Habría que preguntar qué es el nacionalismo español a quien acusa. Entonces se verían claramente las lagunas, por no emplear un término más rotundo, de quien acusa. La falta de cultura política, histórica y filosófica es tal, que mucha gente asume esta tontería, originaria de los nacionalismos vasco y catalán. El origen histórico del nacionalismo es el liberalismo. La soberanía nacional reside en la nación. De ahí, el nacionalismo. Si existe el nacionalismo español, es lo mismo que el liberalismo. Bien. A finales del siglo XIX surgió otro tipo de nacionalismo no liberal y en ocasiones antiliberal, de hecho Maurice Barrès le dio ese nombre para distinguirlo del liberalismo. Es el nacionalismo étnico, de base racial o lingüística. Este nacionalismo es artificial, se saca una nación de la manga o la modifica con la reinvención adulterada de la tradición, la lengua, etc. Los maestros en esto fueron los alemanes, que necesitaban el nacionalismo para unificar una Alemania muy diversa y dividida. Los catalanes les copiaron, a veces literalmente, empezando por Prat de la Riba, que imita a Bismarck hasta en el corte de pelo. Luego viene un chalado llamado Sabino Arana a Barcelona, lo ve, le gusta y decide abrir una franquicia del invento en Vizcaya, que luego va ampliando.
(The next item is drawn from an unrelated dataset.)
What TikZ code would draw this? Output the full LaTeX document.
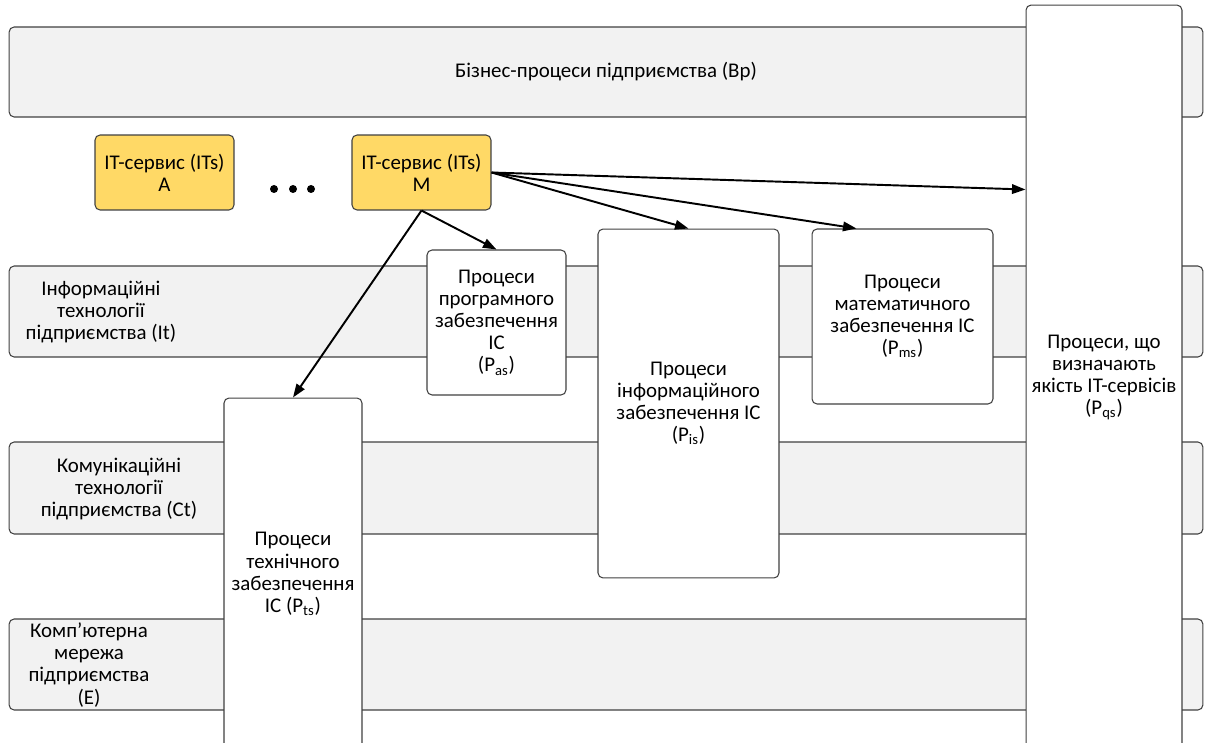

En este tipo de nacionalismos está el fascismo y el nacionalsocialismo cuando mezclen nacionalismo, socialismo y el experimento totalitario iniciado en Rusia en 1917 que lo desengancha definitivamente de su lejano origen liberal. Me asombra que los progres asuman toda la retórica de estos nacionalismos si se les supone de izquierdas. Pero ahí está el error, que ni son de izquierdas ni son nada, porque cualquier marxista o liberal asume que el Estado-Nación es un avance respecto a las monarquías estamentales. Pero es que ya no hay gente con ideas y principios, la izquierda ha degenerado en progresismo; todo son fobias, sentimientos e imagen. No hay más. Un saludo.